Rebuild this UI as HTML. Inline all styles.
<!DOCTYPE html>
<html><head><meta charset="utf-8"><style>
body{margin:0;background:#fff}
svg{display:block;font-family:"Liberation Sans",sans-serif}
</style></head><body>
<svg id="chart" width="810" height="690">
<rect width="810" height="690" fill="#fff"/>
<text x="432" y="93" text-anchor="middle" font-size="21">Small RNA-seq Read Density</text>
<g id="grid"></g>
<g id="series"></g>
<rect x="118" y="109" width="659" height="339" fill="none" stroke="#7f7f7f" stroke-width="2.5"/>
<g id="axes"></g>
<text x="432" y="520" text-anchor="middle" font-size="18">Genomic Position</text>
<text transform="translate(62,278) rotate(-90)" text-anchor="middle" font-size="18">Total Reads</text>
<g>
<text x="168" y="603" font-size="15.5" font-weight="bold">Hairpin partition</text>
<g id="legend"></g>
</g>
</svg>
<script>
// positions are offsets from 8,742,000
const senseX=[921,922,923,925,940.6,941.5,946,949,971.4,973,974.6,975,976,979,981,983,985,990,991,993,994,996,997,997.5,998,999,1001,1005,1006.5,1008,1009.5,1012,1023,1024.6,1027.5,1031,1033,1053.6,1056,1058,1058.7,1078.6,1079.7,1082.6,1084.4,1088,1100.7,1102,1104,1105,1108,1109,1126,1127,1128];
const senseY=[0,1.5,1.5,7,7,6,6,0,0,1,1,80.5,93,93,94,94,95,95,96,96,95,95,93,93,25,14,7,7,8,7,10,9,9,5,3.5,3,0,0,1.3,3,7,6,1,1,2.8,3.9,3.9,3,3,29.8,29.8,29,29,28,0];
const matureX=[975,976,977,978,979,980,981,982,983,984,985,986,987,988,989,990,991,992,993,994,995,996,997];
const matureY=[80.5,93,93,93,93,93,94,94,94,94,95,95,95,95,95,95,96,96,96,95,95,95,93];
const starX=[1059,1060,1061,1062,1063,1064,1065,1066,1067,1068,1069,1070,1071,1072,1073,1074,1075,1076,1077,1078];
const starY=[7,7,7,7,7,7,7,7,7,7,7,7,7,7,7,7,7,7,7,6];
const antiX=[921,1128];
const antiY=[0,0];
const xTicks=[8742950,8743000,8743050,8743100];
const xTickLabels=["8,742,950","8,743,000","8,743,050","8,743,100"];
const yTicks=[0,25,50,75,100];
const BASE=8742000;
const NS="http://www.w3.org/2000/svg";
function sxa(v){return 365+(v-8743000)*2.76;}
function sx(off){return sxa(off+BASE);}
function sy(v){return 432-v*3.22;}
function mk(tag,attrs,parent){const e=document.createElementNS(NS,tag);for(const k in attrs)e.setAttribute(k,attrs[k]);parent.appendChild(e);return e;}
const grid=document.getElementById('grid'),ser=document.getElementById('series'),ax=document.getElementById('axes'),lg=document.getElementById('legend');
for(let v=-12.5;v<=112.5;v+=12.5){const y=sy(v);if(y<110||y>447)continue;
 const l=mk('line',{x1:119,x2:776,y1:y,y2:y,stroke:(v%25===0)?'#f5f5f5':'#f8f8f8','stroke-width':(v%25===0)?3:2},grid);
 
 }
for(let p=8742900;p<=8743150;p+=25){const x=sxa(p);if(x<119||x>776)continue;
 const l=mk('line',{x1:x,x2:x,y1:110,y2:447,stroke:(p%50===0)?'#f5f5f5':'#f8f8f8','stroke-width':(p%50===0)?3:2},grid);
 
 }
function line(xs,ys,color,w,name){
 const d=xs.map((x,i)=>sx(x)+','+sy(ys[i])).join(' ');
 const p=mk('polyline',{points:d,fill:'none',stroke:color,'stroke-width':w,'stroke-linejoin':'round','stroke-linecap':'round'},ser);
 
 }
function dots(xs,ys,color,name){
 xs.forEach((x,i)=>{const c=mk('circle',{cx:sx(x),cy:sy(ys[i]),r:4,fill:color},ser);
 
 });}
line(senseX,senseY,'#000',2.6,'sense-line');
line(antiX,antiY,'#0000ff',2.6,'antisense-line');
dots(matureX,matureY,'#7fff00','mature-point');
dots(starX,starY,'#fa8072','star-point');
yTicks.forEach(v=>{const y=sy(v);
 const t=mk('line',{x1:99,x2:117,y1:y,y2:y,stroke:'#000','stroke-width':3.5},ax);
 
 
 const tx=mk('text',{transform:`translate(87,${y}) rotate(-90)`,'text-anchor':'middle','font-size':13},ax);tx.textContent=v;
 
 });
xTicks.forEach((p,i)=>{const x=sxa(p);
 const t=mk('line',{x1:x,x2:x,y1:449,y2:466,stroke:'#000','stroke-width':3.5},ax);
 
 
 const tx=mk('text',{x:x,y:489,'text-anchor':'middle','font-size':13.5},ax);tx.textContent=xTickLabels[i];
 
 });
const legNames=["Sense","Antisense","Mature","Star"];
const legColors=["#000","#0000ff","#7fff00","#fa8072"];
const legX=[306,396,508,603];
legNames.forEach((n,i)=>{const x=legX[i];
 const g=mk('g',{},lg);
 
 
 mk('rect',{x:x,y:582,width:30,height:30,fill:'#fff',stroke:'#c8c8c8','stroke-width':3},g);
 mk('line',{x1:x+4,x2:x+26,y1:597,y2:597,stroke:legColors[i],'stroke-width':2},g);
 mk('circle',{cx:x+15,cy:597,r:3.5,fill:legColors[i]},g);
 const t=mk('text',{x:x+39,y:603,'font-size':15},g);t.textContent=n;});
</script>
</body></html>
□ □ □ □ □ □ □
* Job
Reproduce the complete data exactly as presented above.

* Result for this task
Rebuild this UI as HTML. Inline all styles.
<!DOCTYPE html>
<html><head><meta charset="utf-8"><style>
body{margin:0;background:#fff}
svg{display:block;font-family:"Liberation Sans",sans-serif}
</style></head><body>
<svg id="chart" width="810" height="690">
<rect width="810" height="690" fill="#fff"/>
<text x="432" y="93" text-anchor="middle" font-size="21">Small RNA-seq Read Density</text>
<g id="grid"></g>
<g id="series"></g>
<rect x="118" y="109" width="659" height="339" fill="none" stroke="#7f7f7f" stroke-width="2.5"/>
<g id="axes"></g>
<text x="432" y="520" text-anchor="middle" font-size="18">Genomic Position</text>
<text transform="translate(62,278) rotate(-90)" text-anchor="middle" font-size="18">Total Reads</text>
<g>
<text x="168" y="603" font-size="15.5" font-weight="bold">Hairpin partition</text>
<g id="legend"></g>
</g>
</svg>
<script>
// positions are offsets from 8,742,000
const senseX=[921,922,923,925,940.6,941.5,946,949,971.4,973,974.6,975,976,979,981,983,985,990,991,993,994,996,997,997.5,998,999,1001,1005,1006.5,1008,1009.5,1012,1023,1024.6,1027.5,1031,1033,1053.6,1056,1058,1058.7,1078.6,1079.7,1082.6,1084.4,1088,1100.7,1102,1104,1105,1108,1109,1126,1127,1128];
const senseY=[0,1.5,1.5,7,7,6,6,0,0,1,1,80.5,93,93,94,94,95,95,96,96,95,95,93,93,25,14,7,7,8,7,10,9,9,5,3.5,3,0,0,1.3,3,7,6,1,1,2.8,3.9,3.9,3,3,29.8,29.8,29,29,28,0];
const matureX=[975,976,977,978,979,980,981,982,983,984,985,986,987,988,989,990,991,992,993,994,995,996,997];
const matureY=[80.5,93,93,93,93,93,94,94,94,94,95,95,95,95,95,95,96,96,96,95,95,95,93];
const starX=[1059,1060,1061,1062,1063,1064,1065,1066,1067,1068,1069,1070,1071,1072,1073,1074,1075,1076,1077,1078];
const starY=[7,7,7,7,7,7,7,7,7,7,7,7,7,7,7,7,7,7,7,6];
const antiX=[921,1128];
const antiY=[0,0];
const xTicks=[8742950,8743000,8743050,8743100];
const xTickLabels=["8,742,950","8,743,000","8,743,050","8,743,100"];
const yTicks=[0,25,50,75,100];
const BASE=8742000;
const NS="http://www.w3.org/2000/svg";
function sxa(v){return 365+(v-8743000)*2.76;}
function sx(off){return sxa(off+BASE);}
function sy(v){return 432-v*3.22;}
function mk(tag,attrs,parent){const e=document.createElementNS(NS,tag);for(const k in attrs)e.setAttribute(k,attrs[k]);parent.appendChild(e);return e;}
const grid=document.getElementById('grid'),ser=document.getElementById('series'),ax=document.getElementById('axes'),lg=document.getElementById('legend');
for(let v=-12.5;v<=112.5;v+=12.5){const y=sy(v);if(y<110||y>447)continue;
 const l=mk('line',{x1:119,x2:776,y1:y,y2:y,stroke:(v%25===0)?'#f5f5f5':'#f8f8f8','stroke-width':(v%25===0)?3:2},grid);
 
 }
for(let p=8742900;p<=8743150;p+=25){const x=sxa(p);if(x<119||x>776)continue;
 const l=mk('line',{x1:x,x2:x,y1:110,y2:447,stroke:(p%50===0)?'#f5f5f5':'#f8f8f8','stroke-width':(p%50===0)?3:2},grid);
 
 }
function line(xs,ys,color,w,name){
 const d=xs.map((x,i)=>sx(x)+','+sy(ys[i])).join(' ');
 const p=mk('polyline',{points:d,fill:'none',stroke:color,'stroke-width':w,'stroke-linejoin':'round','stroke-linecap':'round'},ser);
 
 }
function dots(xs,ys,color,name){
 xs.forEach((x,i)=>{const c=mk('circle',{cx:sx(x),cy:sy(ys[i]),r:4,fill:color},ser);
 
 });}
line(senseX,senseY,'#000',2.6,'sense-line');
line(antiX,antiY,'#0000ff',2.6,'antisense-line');
dots(matureX,matureY,'#7fff00','mature-point');
dots(starX,starY,'#fa8072','star-point');
yTicks.forEach(v=>{const y=sy(v);
 const t=mk('line',{x1:99,x2:117,y1:y,y2:y,stroke:'#000','stroke-width':3.5},ax);
 
 
 const tx=mk('text',{transform:`translate(87,${y}) rotate(-90)`,'text-anchor':'middle','font-size':13},ax);tx.textContent=v;
 
 });
xTicks.forEach((p,i)=>{const x=sxa(p);
 const t=mk('line',{x1:x,x2:x,y1:449,y2:466,stroke:'#000','stroke-width':3.5},ax);
 
 
 const tx=mk('text',{x:x,y:489,'text-anchor':'middle','font-size':13.5},ax);tx.textContent=xTickLabels[i];
 
 });
const legNames=["Sense","Antisense","Mature","Star"];
const legColors=["#000","#0000ff","#7fff00","#fa8072"];
const legX=[306,396,508,603];
legNames.forEach((n,i)=>{const x=legX[i];
 const g=mk('g',{},lg);
 
 
 mk('rect',{x:x,y:582,width:30,height:30,fill:'#fff',stroke:'#c8c8c8','stroke-width':3},g);
 mk('line',{x1:x+4,x2:x+26,y1:597,y2:597,stroke:legColors[i],'stroke-width':2},g);
 mk('circle',{cx:x+15,cy:597,r:3.5,fill:legColors[i]},g);
 const t=mk('text',{x:x+39,y:603,'font-size':15},g);t.textContent=n;});
</script>
</body></html>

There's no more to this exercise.